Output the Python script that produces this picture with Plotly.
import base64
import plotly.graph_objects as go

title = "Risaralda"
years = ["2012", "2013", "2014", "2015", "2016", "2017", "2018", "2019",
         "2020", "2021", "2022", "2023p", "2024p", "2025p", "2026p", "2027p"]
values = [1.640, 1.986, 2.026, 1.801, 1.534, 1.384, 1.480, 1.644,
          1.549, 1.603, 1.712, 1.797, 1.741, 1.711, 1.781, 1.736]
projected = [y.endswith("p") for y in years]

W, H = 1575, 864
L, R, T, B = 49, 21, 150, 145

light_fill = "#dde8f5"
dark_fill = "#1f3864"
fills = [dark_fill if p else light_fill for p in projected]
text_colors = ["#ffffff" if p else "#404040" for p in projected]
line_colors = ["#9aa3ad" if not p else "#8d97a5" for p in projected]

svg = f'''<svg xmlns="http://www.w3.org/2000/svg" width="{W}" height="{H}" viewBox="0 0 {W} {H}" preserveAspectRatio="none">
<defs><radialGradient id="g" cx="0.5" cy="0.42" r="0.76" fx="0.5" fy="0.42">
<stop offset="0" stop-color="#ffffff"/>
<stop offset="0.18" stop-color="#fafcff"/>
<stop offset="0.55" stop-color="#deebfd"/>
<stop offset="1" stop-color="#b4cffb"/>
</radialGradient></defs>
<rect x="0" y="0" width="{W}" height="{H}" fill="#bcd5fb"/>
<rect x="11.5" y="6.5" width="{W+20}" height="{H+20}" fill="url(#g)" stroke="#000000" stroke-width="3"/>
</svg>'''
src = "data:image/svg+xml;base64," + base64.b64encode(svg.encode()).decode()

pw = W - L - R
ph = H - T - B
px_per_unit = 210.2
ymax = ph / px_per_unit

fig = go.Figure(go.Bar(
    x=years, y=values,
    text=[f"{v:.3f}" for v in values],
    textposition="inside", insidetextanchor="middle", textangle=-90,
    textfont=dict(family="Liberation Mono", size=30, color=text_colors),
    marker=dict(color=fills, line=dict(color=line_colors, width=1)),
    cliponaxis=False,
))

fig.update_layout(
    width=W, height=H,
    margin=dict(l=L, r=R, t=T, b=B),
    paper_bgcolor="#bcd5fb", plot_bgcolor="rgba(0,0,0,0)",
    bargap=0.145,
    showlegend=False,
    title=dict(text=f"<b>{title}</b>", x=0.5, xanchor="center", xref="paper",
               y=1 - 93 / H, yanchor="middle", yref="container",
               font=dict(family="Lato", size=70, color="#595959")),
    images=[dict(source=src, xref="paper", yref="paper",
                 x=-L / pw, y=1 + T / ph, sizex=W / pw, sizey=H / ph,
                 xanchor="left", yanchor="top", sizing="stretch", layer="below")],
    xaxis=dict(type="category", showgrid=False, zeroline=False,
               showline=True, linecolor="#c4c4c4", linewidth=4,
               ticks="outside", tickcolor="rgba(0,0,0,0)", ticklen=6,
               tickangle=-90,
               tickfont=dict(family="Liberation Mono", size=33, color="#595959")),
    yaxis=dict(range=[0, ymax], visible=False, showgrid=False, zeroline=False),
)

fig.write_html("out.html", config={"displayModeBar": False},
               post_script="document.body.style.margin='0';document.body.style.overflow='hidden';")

> Stated goal
Return the opening line of the data and every line after it through the line containing "import plotly.graph_objects as go", please, exactly as written and with nothing added.

> Task response
Output the Python script that produces this picture with Plotly.
import base64
import plotly.graph_objects as go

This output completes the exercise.